Raeff (page 160): "The ritual aspect of Masonry appealed to a service nobility that, without the traditions of feudalism or chivalry, was eager to create its own aristocratic code of behavior and set of values.
Infatuation with the ceremonial aspect no doubt led to the establishment of lodges of a purely social character, dedicated to entertainment and good living. This was frequently the case in the capitals and
residences of the idle and wealthy nobility, for whom the lodges served the same purpose that fraternities and clubs had on the campus of socially select English and American universities. There is no
question that in Russia this type of lodge merely served as a screen to corruption, debauchery, and vice."

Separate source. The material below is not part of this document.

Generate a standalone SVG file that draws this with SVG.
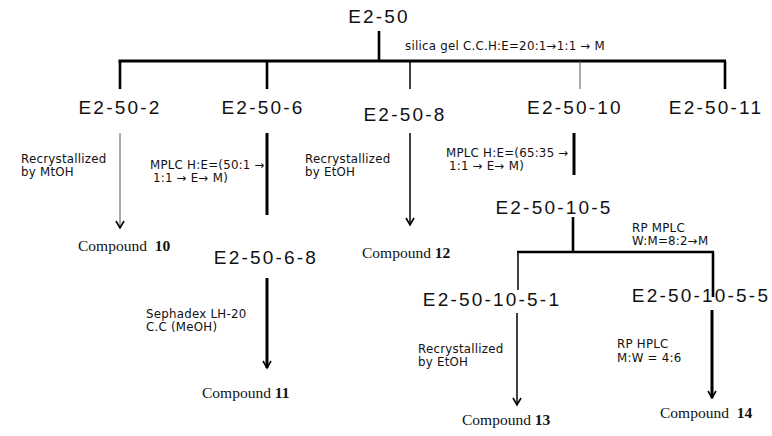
<svg xmlns="http://www.w3.org/2000/svg" width="772" height="436" viewBox="0 0 772 436">
<defs>
<marker id="ah" markerUnits="userSpaceOnUse" markerWidth="12" markerHeight="12" refX="10" refY="6" orient="auto" viewBox="0 0 12 12">
<polyline points="3,2 10,6 3,10" fill="none" stroke="#000" stroke-width="1.6"/>
</marker>
</defs>
<style>
.n{font-family:"Liberation Sans",Arial,sans-serif;font-size:19px;letter-spacing:2.2px;fill:#111;text-anchor:middle}
.s{font-family:"DejaVu Sans","Liberation Sans",sans-serif;font-size:11.8px;letter-spacing:0.25px;fill:#111}
.c{font-family:"Liberation Serif","Times New Roman",serif;font-size:15.5px;fill:#111}
.c tspan.b{font-weight:bold}
.k{stroke:#000;fill:none;stroke-linecap:butt}
.t1{stroke-width:1;stroke:#555}
.t2{stroke-width:1.5}
.t3{stroke-width:2.6}
.t4{stroke-width:3}
</style>
<rect width="772" height="436" fill="#fff"/>
<g id="connectors">
<line class="k t3" x1="379" y1="31" x2="379" y2="61"/>
<line class="k t4" x1="118.5" y1="61" x2="726" y2="61"/>
<line class="k t3" x1="120" y1="61" x2="120" y2="89"/>
<line class="k t3" x1="267" y1="61" x2="267" y2="89"/>
<line class="k t2" x1="410" y1="61" x2="410" y2="89"/>
<line class="k t1" x1="580" y1="61" x2="580" y2="89"/>
<line class="k t3" x1="725" y1="61" x2="725" y2="89"/>
<line class="k t1" x1="120" y1="133" x2="120" y2="228" marker-end="url(#ah)"/>
<line class="k t4" x1="267" y1="133" x2="267" y2="215"/>
<line class="k t2" x1="410" y1="133" x2="410" y2="225" marker-end="url(#ah)"/>
<line class="k t4" x1="574" y1="133" x2="574" y2="175"/>
<line class="k t3" x1="573" y1="217" x2="573" y2="252"/>
<line class="k t3" x1="517" y1="252" x2="714" y2="252"/>
<line class="k t2" x1="518" y1="252" x2="518" y2="290"/>
<line class="k t3" x1="713" y1="252" x2="713" y2="297"/>
<line class="k t4" x1="267" y1="278" x2="267" y2="368" marker-end="url(#ah)"/>
<line class="k t2" x1="517" y1="313" x2="517" y2="405" marker-end="url(#ah)"/>
<line class="k t4" x1="712" y1="310" x2="712" y2="398" marker-end="url(#ah)"/>
</g>
<g id="n-e2-50"><text class="n" x="379" y="23">E2-50</text></g>
<g id="lbl-silica"><text class="s" x="405" y="50">silica gel C.C.H:E=20:1→1:1 → M</text></g>
<g id="n-e2-50-2"><text class="n" x="120" y="114">E2-50-2</text></g>
<g id="n-e2-50-6"><text class="n" x="263" y="114">E2-50-6</text></g>
<g id="n-e2-50-8"><text class="n" x="405" y="121">E2-50-8</text></g>
<g id="n-e2-50-10"><text class="n" x="575" y="114">E2-50-10</text></g>
<g id="n-e2-50-11"><text class="n" x="716" y="114">E2-50-11</text></g>
<g id="lbl-recryst-mtoh"><text class="s" x="21" y="163">Recrystallized</text><text class="s" x="21" y="176">by MtOH</text></g>
<g id="lbl-mplc-50"><text class="s" x="150" y="169">MPLC H:E=(50:1 →</text><text class="s" x="153" y="182">1:1 → E→ M)</text></g>
<g id="lbl-recryst-etoh1"><text class="s" x="305" y="163">Recrystallized</text><text class="s" x="305" y="176">by EtOH</text></g>
<g id="lbl-mplc-65"><text class="s" x="446" y="157">MPLC H:E=(65:35 →</text><text class="s" x="449" y="170">1:1 → E→ M)</text></g>
<g id="n-cpd10"><text class="c" x="78" y="251">Compound <tspan class="b" dx="4">10</tspan></text></g>
<g id="n-cpd12"><text class="c" x="362" y="258">Compound <tspan class="b">12</tspan></text></g>
<g id="n-e2-50-6-8"><text class="n" x="266" y="264">E2-50-6-8</text></g>
<g id="n-e2-50-10-5"><text class="n" x="554" y="214">E2-50-10-5</text></g>
<g id="lbl-rpmplc"><text class="s" x="632" y="232">RP MPLC</text><text class="s" x="632" y="245">W:M=8:2→M</text></g>
<g id="n-e2-50-10-5-1"><text class="n" x="492" y="306">E2-50-10-5-1</text></g>
<g id="n-e2-50-10-5-5"><text class="n" x="701" y="302">E2-50-10-5-5</text></g>
<g id="lbl-sephadex"><text class="s" x="146" y="318">Sephadex LH-20</text><text class="s" x="146" y="331">C.C (MeOH)</text></g>
<g id="n-cpd11"><text class="c" x="202" y="398">Compound <tspan class="b">11</tspan></text></g>
<g id="lbl-recryst-etoh2"><text class="s" x="418" y="353">Recrystallized</text><text class="s" x="418" y="366">by EtOH</text></g>
<g id="lbl-rphplc"><text class="s" x="617" y="348">RP HPLC</text><text class="s" x="617" y="362">M:W = 4:6</text></g>
<g id="n-cpd13"><text class="c" x="462" y="425">Compound <tspan class="b">13</tspan></text></g>
<g id="n-cpd14"><text class="c" x="660" y="418">Compound <tspan class="b" dx="4">14</tspan></text></g>
</svg>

What is Religion and of What Does Its Essence Consist: Page 114: “What is it the Turkish sultan guards, and what does he cling on to above all else? Why on entering a town does the Russian emperor first
of all kiss the icons and relics? And why, despite all the lustre of culture he so effects, and regardless of whether it si opportune, does the German emperor speak of God, Christ, the sanctity of religion, and
oaths, etc. in all of his speeches? It is because they all know that their power rests on the army, and the possibility of an army existing at all rests on religion. If wealthy people happen to be particularly religious
and pretend to be believers, going to Church and observing the sabbath, they do all this on the whole because their instinct for self-preservation warns them that their exclusive and privileged position in society
is bound to the religion they profess.”